Anomalous Payload-Based Network Intrusion Detection
Ke Wang and Salvatore J. Stolfo
Computer Science Department, Columbia University
500 West 120th Street, New York, NY, 10027 {kewang, sal}@cs. columbia. edu
Abstract. We present a payload-based anomaly detector, we call PAYL, for in-trusion detection. PAYL models the normal application payload of network traffic in a fully automatic, unsupervised and very effecient fashion. We first compute during a training phase a profile byte frequency distribution and their standard deviation of the application payload flowing to a single host and port. We then use Mahalanobis distance during the detection phase to calculate the similarity of new data against the pre-computed profile. The detector compares this measure against a threshold and generates an alert when the distance of the new input exceeds this threshold. We demonstrate the surprising effectiveness of the method on the 1999 DARPA IDS dataset and a live dataset we collected on the Columbia CS department network. In once case nearly 100% accuracy is achieved with 0.1% false positive rate for port 80 traffic.
1 Introduction
There are many IDS systems available that are primarily signature-based detectors. Although these are effective at detecting known intrusion attempts and exploits, they fail to recognize new attacks and carefully crafted variants of old exploits. A new generation of systems is now appearing based upon anomaly detection. Anomaly Detection systems model normal or expected behavior in a system, and detect deviations of interest that may indicate a security breach or an attempted attack.

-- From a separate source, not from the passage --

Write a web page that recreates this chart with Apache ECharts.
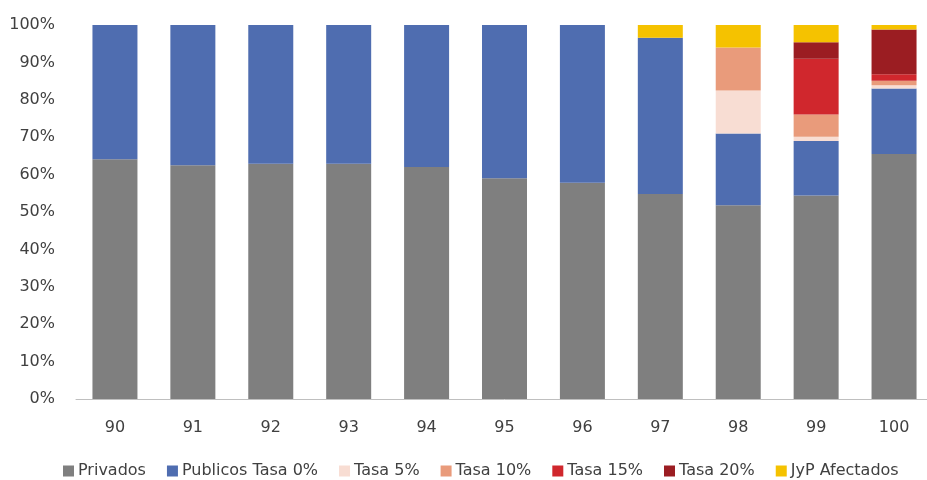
<!DOCTYPE html>
<html>
<head>
<meta charset="utf-8">
<script src="https://cdn.jsdelivr.net/npm/echarts@6/dist/echarts.min.js"></script>
<style>
html, body { margin: 0; padding: 0; background: #fff; overflow: hidden; }
#chart { width: 933px; height: 480px; }
</style>
</head>
<body>
<div id="chart"></div>
<script>
// Categories along the x axis
const categories = ['90', '91', '92', '93', '94', '95', '96', '97', '98', '99', '100'];

// Stacked shares, in percent
const privados  = [64.1, 62.5, 62.9, 62.9, 62.0, 59.0, 57.8, 54.8, 51.8, 54.4, 65.5];
const publicos0 = [35.9, 37.5, 37.1, 37.1, 38.0, 41.0, 42.2, 41.8, 19.2, 14.6, 17.5];
const tasa5     = [0, 0, 0, 0, 0, 0, 0, 0, 11.5, 1.1, 0.9];
const tasa10    = [0, 0, 0, 0, 0, 0, 0, 0, 11.5, 6.0, 1.2];
const tasa15    = [0, 0, 0, 0, 0, 0, 0, 0, 0, 14.9, 1.7];
const tasa20    = [0, 0, 0, 0, 0, 0, 0, 0, 0, 4.4, 12.0];
const jypAfect  = [0, 0, 0, 0, 0, 0, 0, 3.4, 6.0, 4.6, 1.2];

const seriesNames = ['Privados', 'Publicos Tasa 0%', 'Tasa 5%', 'Tasa 10%', 'Tasa 15%', 'Tasa 20%', 'JyP Afectados'];
const seriesData = [privados, publicos0, tasa5, tasa10, tasa15, tasa20, jypAfect];
const colors = ['#7f7f7f', '#4f6db0', '#f8ddd3', '#e99b7b', '#d0272d', '#9b1d22', '#f5c200'];

const chart = echarts.init(document.getElementById('chart'), null, { renderer: 'canvas' });

chart.setOption({
  animation: false,
  color: colors,
  grid: { left: 76, right: 0, top: 25, bottom: 81 },
  legend: {
    top: 458,
    left: 58,
    itemWidth: 11,
    itemHeight: 11,
    itemGap: 21,
    icon: 'rect',
    textStyle: { fontFamily: 'DejaVu Sans', fontSize: 16, color: '#404040', padding: [0, 0, 0, -1] },
    data: seriesNames
  },
  xAxis: {
    type: 'category',
    data: categories,
    axisTick: { show: false },
    axisLine: { lineStyle: { color: '#bfbfbf', width: 1 } },
    axisLabel: { fontFamily: 'DejaVu Sans', fontSize: 16, color: '#404040', margin: 21 }
  },
  yAxis: {
    type: 'value',
    min: 0,
    max: 100,
    interval: 10,
    splitLine: { show: false },
    axisLine: { show: false },
    axisTick: { show: false },
    axisLabel: { formatter: '{value}%', fontFamily: 'DejaVu Sans', fontSize: 16, color: '#404040', margin: 21 }
  },
  series: seriesData.map((d, i) => ({
    name: seriesNames[i],
    type: 'bar',
    stack: 'total',
    data: d,
    barWidth: 45,
    itemStyle: { color: colors[i] }
  }))
});
</script>
</body>
</html>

Some attacks exploit the vulnerabilities of a protocol, other attacks seek to survey a site by scanning and probing. These attacks can often be detected by analyzing the network packet headers, or monitoring the network traffic connection attempts and session behavior. Other attacks, such as worms, involve the delivery of bad
payload (in an otherwise normal connection) to a vulnerable service or application. These may be detected by inspecting the packet payload (or the ill-effects of the worm payload execution on the server when it is too late after successful penetration). State of the art systems designed to detect and defend systems from these malicious and intrusive events depend upon “signatures” or “thumbprints” that are developed by human experts or by semi-automated means from known prior bad worms or viruses. They do not solve the “zero-day” worm problem, however; the first occurrence of a new unleashed worm or exploit.
Systems are protected after a worm has been detected, and a signature has been developed and distributed to signature-based detectors, such as a virus scanner or a firewall rule. Many well known examples of worms have been described that propagate at very high speeds on the internet. These are easy to notice by analyzing the rate of scanning and probing from external sources which would indicate a worm propagation is underway. Unfortunately, this approach detects the early onset of a propagation, but the worm has already successfully penetrated a number of victims, infected it and started its damage and its propagation. (It should be evident that slow and stealthy worm propagations may go unnoticed if one depends entirely on the detection of rapid or bursty changes in flows or probes.)
Our work aims to detect the first occurrences of a worm either at a network system gateway or within an internal network from a rogue device and to prevent its propagation.